_GOAL OF THE EXERCISE_.
Write out each line word for word. Drop pictures.

++++++++++

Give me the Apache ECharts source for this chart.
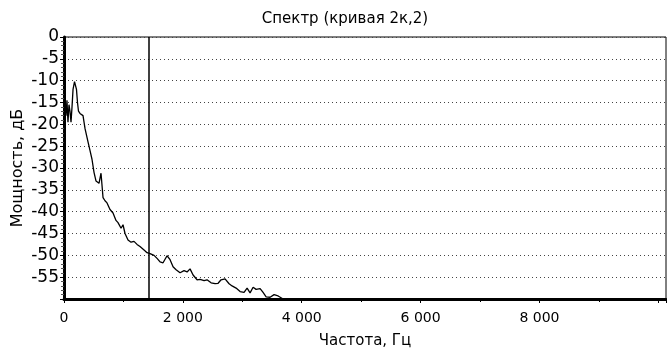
<!DOCTYPE html>
<html><head><meta charset="utf-8">
<script src="https://cdn.jsdelivr.net/npm/echarts@6/dist/echarts.min.js"></script>
<style>html,body{margin:0;padding:0;background:#fff}#c{width:667px;height:351px}</style>
</head><body><div id="c"></div>
<script>
const titleText = 'Спектр (кривая 2к,2)';
const xName = 'Частота, Гц';
const yName = 'Мощность, дБ';
const freqHz = [17,34,50,67,84,101,118,135,152,177,194,210,227,244,269,320,354,404,438,471,505,539,589,623,640,657,690,724,774,825,875,909,960,993,1027,1077,1128,1178,1229,1279,1347,1397,1448,1515,1566,1616,1667,1734,1785,1835,1886,1953,2020,2071,2121,2172,2239,2290,2357,2407,2475,2542,2593,2643,2710,2778,2828,2896,2963,3030,3081,3131,3182,3232,3300,3350,3401,3468,3535,3603,3687];
const powerDb = [-16,-18,-14.5,-19.5,-15.5,-17,-19.5,-16,-12,-10.2,-10,-12,-15,-17,-17.5,-18,-21,-24,-26,-28,-31,-33,-33.5,-31.2,-34,-36.8,-37.5,-38,-39.5,-40.3,-42,-42.5,-43.8,-43,-45,-46.5,-47,-46.8,-47.5,-48,-48.8,-49.4,-49.6,-50,-50.7,-51.5,-51.7,-50.1,-51,-52.6,-53.3,-54,-53.5,-53.8,-53.1,-54.5,-55.6,-55.5,-55.8,-55.6,-56.3,-56.5,-56.4,-55.6,-55.4,-56.5,-57,-57.5,-58.3,-58.5,-57.5,-58.6,-57.3,-57.8,-57.6,-58.5,-59.5,-59.6,-59,-59.3,-60];
const cursorHz = 1420;
const xTicks = [0, 2000, 4000, 6000, 8000];

const chart = echarts.init(document.getElementById('c'));
chart.setOption({
  animation: false,
  title: {text: titleText, left: 340, top: 7, textAlign: 'center',
    textStyle: {fontFamily: 'DejaVu Sans', fontSize: 15, fontWeight: 'normal', color: '#000'}},
  grid: {left: 64, right: 1, top: 37, bottom: 52, show: true, borderColor: '#000', borderWidth: 1,
    containLabel: false, outerBoundsMode: 'none'},
  xAxis: {type: 'value', min: 0, max: 10130, interval: 2000,
    name: xName, nameLocation: 'middle', nameGap: 35, nameMoveOverlap: false,
    nameTextStyle: {fontFamily: 'DejaVu Sans', fontSize: 15, color: '#000'},
    axisLine: {onZero: false, lineStyle: {color: '#000', width: 3}},
    axisTick: {show: true, length: 4, lineStyle: {color: '#000'}},
    minorTick: {show: true, splitNumber: 2, length: 3, lineStyle: {color: '#000'}},
    splitLine: {show: false},
    axisLabel: {showMaxLabel: false, margin: 12, fontFamily: 'DejaVu Sans', fontSize: 14, color: '#000',
      formatter: v => xTicks.indexOf(v) >= 0 ? (v === 0 ? '0' : String(v).replace(/(\d)(?=(\d{3})+$)/g, '$1 ')) : ''}},
  yAxis: {type: 'value', min: -60, max: 0, interval: 5,
    name: yName, nameLocation: 'middle', nameGap: 38, nameRotate: 90, nameMoveOverlap: false,
    nameTextStyle: {fontFamily: 'DejaVu Sans', fontSize: 16, color: '#000'},
    axisLine: {show: true, lineStyle: {color: '#000', width: 3}},
    axisTick: {show: true, length: 4, lineStyle: {color: '#000'}},
    minorTick: {show: true, splitNumber: 5, length: 3, lineStyle: {color: '#555'}},
    splitLine: {show: true, lineStyle: {color: '#444', type: [1, 3], width: 1}},
    axisLabel: {margin: 5, fontFamily: 'DejaVu Sans', fontSize: 17, color: '#000',
      formatter: v => v === -60 ? '' : String(v)}},
  series: [{type: 'line', data: freqHz.map((f, i) => [f, powerDb[i]]), showSymbol: false,
    lineStyle: {color: '#000', width: 1.3}, clip: true,
    markLine: {silent: true, symbol: 'none', label: {show: false},
      lineStyle: {color: '#000', width: 1.5, type: 'solid'},
      data: [{xAxis: cursorHz}]}}]
});
</script></body></html>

++++++++++

_WORKED SOLUTION_.
Give me the Apache ECharts source for this chart.
<!DOCTYPE html>
<html><head><meta charset="utf-8">
<script src="https://cdn.jsdelivr.net/npm/echarts@6/dist/echarts.min.js"></script>
<style>html,body{margin:0;padding:0;background:#fff}#c{width:667px;height:351px}</style>
</head><body><div id="c"></div>
<script>
const titleText = 'Спектр (кривая 2к,2)';
const xName = 'Частота, Гц';
const yName = 'Мощность, дБ';
const freqHz = [17,34,50,67,84,101,118,135,152,177,194,210,227,244,269,320,354,404,438,471,505,539,589,623,640,657,690,724,774,825,875,909,960,993,1027,1077,1128,1178,1229,1279,1347,1397,1448,1515,1566,1616,1667,1734,1785,1835,1886,1953,2020,2071,2121,2172,2239,2290,2357,2407,2475,2542,2593,2643,2710,2778,2828,2896,2963,3030,3081,3131,3182,3232,3300,3350,3401,3468,3535,3603,3687];
const powerDb = [-16,-18,-14.5,-19.5,-15.5,-17,-19.5,-16,-12,-10.2,-10,-12,-15,-17,-17.5,-18,-21,-24,-26,-28,-31,-33,-33.5,-31.2,-34,-36.8,-37.5,-38,-39.5,-40.3,-42,-42.5,-43.8,-43,-45,-46.5,-47,-46.8,-47.5,-48,-48.8,-49.4,-49.6,-50,-50.7,-51.5,-51.7,-50.1,-51,-52.6,-53.3,-54,-53.5,-53.8,-53.1,-54.5,-55.6,-55.5,-55.8,-55.6,-56.3,-56.5,-56.4,-55.6,-55.4,-56.5,-57,-57.5,-58.3,-58.5,-57.5,-58.6,-57.3,-57.8,-57.6,-58.5,-59.5,-59.6,-59,-59.3,-60];
const cursorHz = 1420;
const xTicks = [0, 2000, 4000, 6000, 8000];

const chart = echarts.init(document.getElementById('c'));
chart.setOption({
  animation: false,
  title: {text: titleText, left: 340, top: 7, textAlign: 'center',
    textStyle: {fontFamily: 'DejaVu Sans', fontSize: 15, fontWeight: 'normal', color: '#000'}},
  grid: {left: 64, right: 1, top: 37, bottom: 52, show: true, borderColor: '#000', borderWidth: 1,
    containLabel: false, outerBoundsMode: 'none'},
  xAxis: {type: 'value', min: 0, max: 10130, interval: 2000,
    name: xName, nameLocation: 'middle', nameGap: 35, nameMoveOverlap: false,
    nameTextStyle: {fontFamily: 'DejaVu Sans', fontSize: 15, color: '#000'},
    axisLine: {onZero: false, lineStyle: {color: '#000', width: 3}},
    axisTick: {show: true, length: 4, lineStyle: {color: '#000'}},
    minorTick: {show: true, splitNumber: 2, length: 3, lineStyle: {color: '#000'}},
    splitLine: {show: false},
    axisLabel: {showMaxLabel: false, margin: 12, fontFamily: 'DejaVu Sans', fontSize: 14, color: '#000',
      formatter: v => xTicks.indexOf(v) >= 0 ? (v === 0 ? '0' : String(v).replace(/(\d)(?=(\d{3})+$)/g, '$1 ')) : ''}},
  yAxis: {type: 'value', min: -60, max: 0, interval: 5,
    name: yName, nameLocation: 'middle', nameGap: 38, nameRotate: 90, nameMoveOverlap: false,
    nameTextStyle: {fontFamily: 'DejaVu Sans', fontSize: 16, color: '#000'},
    axisLine: {show: true, lineStyle: {color: '#000', width: 3}},
    axisTick: {show: true, length: 4, lineStyle: {color: '#000'}},
    minorTick: {show: true, splitNumber: 5, length: 3, lineStyle: {color: '#555'}},
    splitLine: {show: true, lineStyle: {color: '#444', type: [1, 3], width: 1}},
    axisLabel: {margin: 5, fontFamily: 'DejaVu Sans', fontSize: 17, color: '#000',
      formatter: v => v === -60 ? '' : String(v)}},
  series: [{type: 'line', data: freqHz.map((f, i) => [f, powerDb[i]]), showSymbol: false,
    lineStyle: {color: '#000', width: 1.3}, clip: true,
    markLine: {silent: true, symbol: 'none', label: {show: false},
      lineStyle: {color: '#000', width: 1.5, type: 'solid'},
      data: [{xAxis: cursorHz}]}}]
});
</script></body></html>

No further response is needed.